#### WORK TO COMPLETE
Work out how many lines hold "source". Give the number and nothing else.

#### PROVIDED DATA
────────

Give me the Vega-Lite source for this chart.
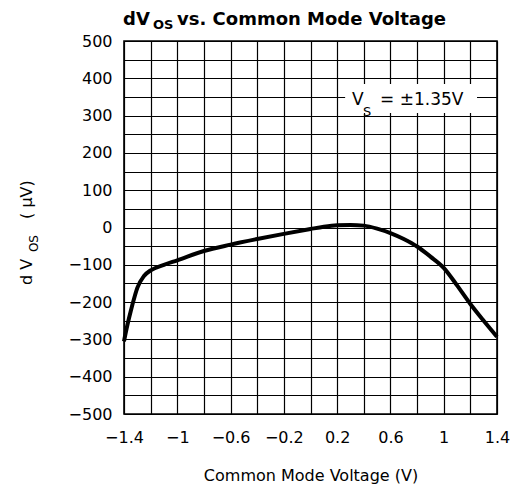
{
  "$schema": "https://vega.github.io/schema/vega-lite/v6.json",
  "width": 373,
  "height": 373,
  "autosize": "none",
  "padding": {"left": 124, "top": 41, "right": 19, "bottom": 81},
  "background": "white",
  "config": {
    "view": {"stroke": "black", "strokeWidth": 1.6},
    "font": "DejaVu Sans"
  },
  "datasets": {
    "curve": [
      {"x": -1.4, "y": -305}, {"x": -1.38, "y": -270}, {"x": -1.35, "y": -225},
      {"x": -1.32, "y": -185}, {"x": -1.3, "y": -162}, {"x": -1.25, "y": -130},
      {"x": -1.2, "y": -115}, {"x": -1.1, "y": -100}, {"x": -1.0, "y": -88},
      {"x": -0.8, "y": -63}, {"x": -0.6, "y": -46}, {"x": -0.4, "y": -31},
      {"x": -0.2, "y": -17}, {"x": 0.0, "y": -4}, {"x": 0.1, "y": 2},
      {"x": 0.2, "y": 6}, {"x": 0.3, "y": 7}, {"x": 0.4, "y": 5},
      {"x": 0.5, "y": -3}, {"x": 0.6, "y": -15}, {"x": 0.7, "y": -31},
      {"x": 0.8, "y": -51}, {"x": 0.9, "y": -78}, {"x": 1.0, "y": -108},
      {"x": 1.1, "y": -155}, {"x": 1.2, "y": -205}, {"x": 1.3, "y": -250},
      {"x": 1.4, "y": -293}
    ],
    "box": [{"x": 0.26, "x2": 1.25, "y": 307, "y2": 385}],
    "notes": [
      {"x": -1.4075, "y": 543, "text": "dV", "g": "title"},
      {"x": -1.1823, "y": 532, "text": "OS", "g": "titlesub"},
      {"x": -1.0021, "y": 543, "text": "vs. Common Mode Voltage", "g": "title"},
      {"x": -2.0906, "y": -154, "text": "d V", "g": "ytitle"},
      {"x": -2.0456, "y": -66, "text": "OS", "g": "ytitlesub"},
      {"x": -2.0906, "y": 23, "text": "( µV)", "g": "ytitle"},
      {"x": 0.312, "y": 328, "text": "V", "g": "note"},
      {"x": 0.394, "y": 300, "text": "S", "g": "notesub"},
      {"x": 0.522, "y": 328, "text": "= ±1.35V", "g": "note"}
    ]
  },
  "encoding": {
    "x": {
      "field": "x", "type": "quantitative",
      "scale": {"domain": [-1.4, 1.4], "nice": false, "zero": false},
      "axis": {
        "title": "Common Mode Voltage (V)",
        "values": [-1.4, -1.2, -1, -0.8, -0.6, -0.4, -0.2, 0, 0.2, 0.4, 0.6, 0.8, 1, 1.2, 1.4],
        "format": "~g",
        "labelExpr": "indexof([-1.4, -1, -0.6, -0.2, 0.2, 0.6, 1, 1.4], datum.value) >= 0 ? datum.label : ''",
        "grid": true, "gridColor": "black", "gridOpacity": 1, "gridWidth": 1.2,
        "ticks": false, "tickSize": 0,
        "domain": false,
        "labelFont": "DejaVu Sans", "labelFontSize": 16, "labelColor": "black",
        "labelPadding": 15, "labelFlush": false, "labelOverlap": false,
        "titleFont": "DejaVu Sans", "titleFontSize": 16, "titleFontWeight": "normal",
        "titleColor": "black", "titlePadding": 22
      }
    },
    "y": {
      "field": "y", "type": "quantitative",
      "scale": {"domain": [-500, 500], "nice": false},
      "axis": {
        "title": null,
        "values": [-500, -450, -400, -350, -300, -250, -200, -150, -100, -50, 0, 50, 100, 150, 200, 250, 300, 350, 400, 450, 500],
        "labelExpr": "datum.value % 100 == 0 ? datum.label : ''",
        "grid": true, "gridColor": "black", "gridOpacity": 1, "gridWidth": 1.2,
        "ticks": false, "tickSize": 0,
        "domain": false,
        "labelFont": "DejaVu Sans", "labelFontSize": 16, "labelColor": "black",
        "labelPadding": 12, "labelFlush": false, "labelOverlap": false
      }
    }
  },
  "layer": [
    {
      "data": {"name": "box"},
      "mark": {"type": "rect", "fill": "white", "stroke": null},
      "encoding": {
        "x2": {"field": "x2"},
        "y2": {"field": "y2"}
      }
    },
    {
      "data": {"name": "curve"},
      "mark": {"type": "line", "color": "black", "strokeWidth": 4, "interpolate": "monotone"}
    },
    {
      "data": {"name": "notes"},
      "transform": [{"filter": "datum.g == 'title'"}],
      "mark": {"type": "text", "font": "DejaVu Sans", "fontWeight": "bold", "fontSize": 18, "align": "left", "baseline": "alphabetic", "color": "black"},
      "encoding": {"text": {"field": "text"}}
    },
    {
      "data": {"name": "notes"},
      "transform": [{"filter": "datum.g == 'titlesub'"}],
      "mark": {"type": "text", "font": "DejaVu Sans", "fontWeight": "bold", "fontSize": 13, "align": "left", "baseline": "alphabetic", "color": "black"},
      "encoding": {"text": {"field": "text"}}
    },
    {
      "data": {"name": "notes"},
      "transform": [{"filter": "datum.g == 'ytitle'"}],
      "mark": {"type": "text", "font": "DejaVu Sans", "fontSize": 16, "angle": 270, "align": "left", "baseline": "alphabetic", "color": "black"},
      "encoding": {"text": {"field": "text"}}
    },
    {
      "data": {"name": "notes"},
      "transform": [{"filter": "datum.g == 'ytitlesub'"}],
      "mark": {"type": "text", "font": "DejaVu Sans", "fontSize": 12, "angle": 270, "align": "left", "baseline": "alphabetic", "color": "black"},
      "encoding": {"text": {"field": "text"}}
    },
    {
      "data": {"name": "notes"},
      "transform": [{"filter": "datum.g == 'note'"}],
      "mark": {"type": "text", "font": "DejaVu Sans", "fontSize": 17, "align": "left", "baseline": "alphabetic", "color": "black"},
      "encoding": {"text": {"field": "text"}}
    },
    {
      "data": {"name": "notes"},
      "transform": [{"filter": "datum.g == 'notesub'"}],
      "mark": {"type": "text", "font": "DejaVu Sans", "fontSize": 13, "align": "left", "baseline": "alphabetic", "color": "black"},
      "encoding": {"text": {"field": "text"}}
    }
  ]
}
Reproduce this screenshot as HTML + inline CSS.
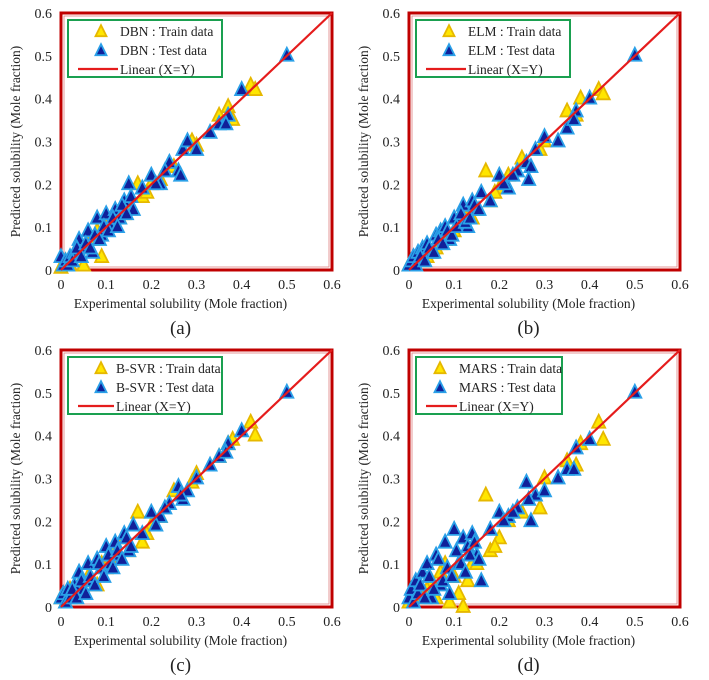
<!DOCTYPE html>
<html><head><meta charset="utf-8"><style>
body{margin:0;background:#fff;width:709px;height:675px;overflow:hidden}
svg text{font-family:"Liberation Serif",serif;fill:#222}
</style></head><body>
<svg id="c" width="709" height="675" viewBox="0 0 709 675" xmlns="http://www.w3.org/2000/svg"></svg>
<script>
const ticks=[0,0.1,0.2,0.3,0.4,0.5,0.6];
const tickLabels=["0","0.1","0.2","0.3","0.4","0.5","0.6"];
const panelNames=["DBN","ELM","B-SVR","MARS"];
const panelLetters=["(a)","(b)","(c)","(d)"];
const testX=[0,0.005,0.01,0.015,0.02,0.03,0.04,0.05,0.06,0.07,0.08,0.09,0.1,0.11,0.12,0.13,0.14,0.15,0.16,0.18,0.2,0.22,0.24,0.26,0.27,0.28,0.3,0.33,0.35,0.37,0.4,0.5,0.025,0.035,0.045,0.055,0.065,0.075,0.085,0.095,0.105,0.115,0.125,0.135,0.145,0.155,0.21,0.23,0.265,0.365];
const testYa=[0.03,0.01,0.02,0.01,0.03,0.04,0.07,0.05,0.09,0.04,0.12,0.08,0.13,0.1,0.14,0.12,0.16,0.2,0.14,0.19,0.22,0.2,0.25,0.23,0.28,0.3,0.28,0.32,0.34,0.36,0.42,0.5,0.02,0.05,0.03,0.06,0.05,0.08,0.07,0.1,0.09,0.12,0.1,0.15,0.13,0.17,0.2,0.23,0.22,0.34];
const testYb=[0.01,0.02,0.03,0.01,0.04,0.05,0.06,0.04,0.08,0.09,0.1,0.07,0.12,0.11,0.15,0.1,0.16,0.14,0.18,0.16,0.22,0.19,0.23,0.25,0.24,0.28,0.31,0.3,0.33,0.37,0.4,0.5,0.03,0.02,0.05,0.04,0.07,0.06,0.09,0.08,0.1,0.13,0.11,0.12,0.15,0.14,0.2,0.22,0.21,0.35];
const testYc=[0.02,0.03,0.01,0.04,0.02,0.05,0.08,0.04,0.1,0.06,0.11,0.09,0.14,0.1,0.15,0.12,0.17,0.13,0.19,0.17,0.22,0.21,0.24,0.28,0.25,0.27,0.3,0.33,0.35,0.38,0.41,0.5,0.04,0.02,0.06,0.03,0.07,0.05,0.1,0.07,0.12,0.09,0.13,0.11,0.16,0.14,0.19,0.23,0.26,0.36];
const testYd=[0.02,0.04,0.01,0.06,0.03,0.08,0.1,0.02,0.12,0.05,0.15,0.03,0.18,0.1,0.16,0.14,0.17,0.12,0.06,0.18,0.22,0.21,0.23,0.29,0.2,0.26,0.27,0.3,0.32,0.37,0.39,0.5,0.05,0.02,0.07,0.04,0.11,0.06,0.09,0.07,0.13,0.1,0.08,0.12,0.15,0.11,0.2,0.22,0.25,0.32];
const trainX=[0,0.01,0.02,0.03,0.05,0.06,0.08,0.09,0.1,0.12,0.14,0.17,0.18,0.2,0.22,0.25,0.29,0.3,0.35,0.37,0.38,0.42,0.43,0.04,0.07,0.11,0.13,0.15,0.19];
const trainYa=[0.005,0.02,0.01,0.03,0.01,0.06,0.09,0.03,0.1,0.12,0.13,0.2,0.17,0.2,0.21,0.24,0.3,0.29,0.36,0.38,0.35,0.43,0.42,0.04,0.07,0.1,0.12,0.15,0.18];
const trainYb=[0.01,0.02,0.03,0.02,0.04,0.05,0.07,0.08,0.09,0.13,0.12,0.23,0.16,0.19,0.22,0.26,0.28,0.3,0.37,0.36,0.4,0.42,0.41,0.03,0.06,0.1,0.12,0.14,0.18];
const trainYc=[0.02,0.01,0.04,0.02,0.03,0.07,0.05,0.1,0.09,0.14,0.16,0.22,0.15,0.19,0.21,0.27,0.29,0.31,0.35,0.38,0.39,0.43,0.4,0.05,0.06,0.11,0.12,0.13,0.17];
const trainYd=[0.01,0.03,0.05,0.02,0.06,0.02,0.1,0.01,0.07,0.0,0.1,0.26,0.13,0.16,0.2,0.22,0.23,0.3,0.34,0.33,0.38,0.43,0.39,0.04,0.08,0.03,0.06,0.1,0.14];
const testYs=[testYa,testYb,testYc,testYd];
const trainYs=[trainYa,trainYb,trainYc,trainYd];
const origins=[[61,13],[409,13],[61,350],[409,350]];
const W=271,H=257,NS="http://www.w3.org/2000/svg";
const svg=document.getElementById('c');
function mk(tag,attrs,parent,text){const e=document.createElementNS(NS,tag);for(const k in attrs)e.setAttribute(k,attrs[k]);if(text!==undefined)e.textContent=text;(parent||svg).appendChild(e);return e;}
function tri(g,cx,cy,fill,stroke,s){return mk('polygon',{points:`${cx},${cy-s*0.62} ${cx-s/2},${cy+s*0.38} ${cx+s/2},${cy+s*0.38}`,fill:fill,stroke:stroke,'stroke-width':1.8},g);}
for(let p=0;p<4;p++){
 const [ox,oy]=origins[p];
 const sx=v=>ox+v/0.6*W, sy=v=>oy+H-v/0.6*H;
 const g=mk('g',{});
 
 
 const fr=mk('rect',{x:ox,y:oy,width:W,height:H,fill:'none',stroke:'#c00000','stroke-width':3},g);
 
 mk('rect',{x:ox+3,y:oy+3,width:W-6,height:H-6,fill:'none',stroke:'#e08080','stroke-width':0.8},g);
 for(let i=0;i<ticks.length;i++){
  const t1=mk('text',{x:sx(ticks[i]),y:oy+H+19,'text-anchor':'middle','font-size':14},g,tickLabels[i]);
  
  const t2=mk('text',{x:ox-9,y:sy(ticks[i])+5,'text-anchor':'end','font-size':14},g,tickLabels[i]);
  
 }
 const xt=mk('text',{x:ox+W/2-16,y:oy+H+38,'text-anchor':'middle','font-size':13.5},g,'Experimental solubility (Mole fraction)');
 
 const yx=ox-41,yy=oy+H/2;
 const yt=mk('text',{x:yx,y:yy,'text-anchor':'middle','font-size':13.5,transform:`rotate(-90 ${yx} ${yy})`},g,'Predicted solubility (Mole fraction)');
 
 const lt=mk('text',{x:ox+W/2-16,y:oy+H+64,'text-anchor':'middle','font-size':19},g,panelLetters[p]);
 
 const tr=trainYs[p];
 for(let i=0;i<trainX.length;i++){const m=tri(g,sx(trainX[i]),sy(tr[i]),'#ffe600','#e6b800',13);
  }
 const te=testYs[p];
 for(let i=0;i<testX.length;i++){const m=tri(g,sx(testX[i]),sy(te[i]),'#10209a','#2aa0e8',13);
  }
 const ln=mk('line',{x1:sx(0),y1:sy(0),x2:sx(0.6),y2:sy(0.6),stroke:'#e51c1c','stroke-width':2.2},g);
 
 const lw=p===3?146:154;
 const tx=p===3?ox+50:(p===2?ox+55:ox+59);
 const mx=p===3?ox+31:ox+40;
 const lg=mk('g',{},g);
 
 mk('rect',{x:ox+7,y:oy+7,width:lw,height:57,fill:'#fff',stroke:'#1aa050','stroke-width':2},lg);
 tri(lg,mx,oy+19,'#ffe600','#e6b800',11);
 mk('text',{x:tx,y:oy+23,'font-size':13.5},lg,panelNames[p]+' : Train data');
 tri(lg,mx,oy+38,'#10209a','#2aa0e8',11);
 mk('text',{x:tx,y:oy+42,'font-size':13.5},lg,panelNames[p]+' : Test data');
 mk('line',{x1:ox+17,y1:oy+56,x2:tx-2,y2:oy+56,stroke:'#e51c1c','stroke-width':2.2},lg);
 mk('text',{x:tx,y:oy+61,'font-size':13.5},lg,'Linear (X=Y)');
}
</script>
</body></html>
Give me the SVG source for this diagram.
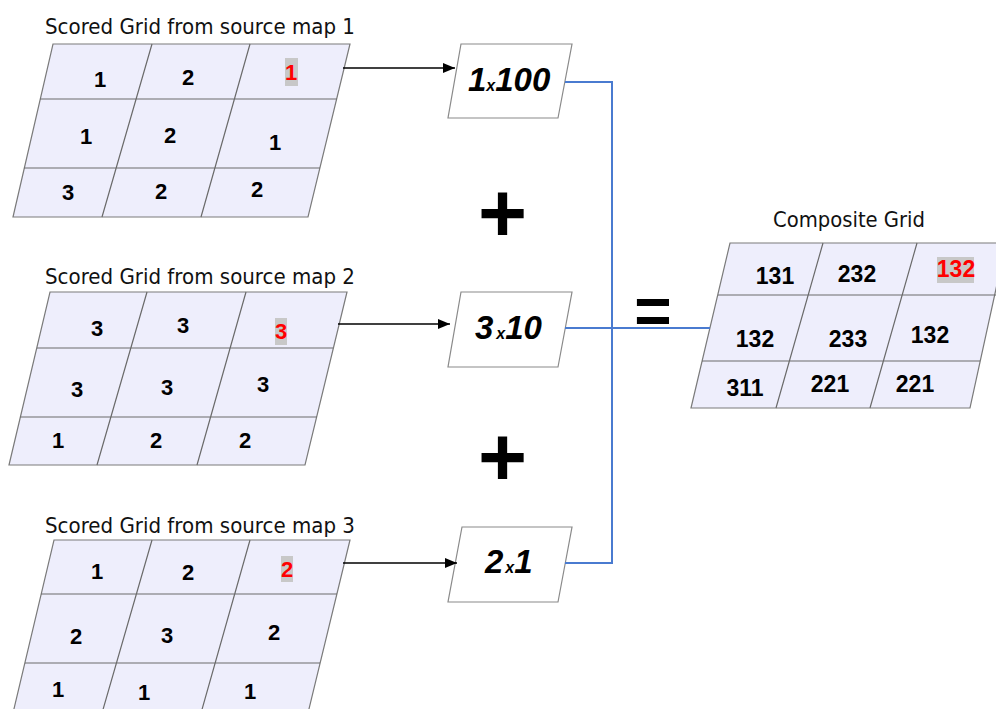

────────

#### FULL SOLUTION
2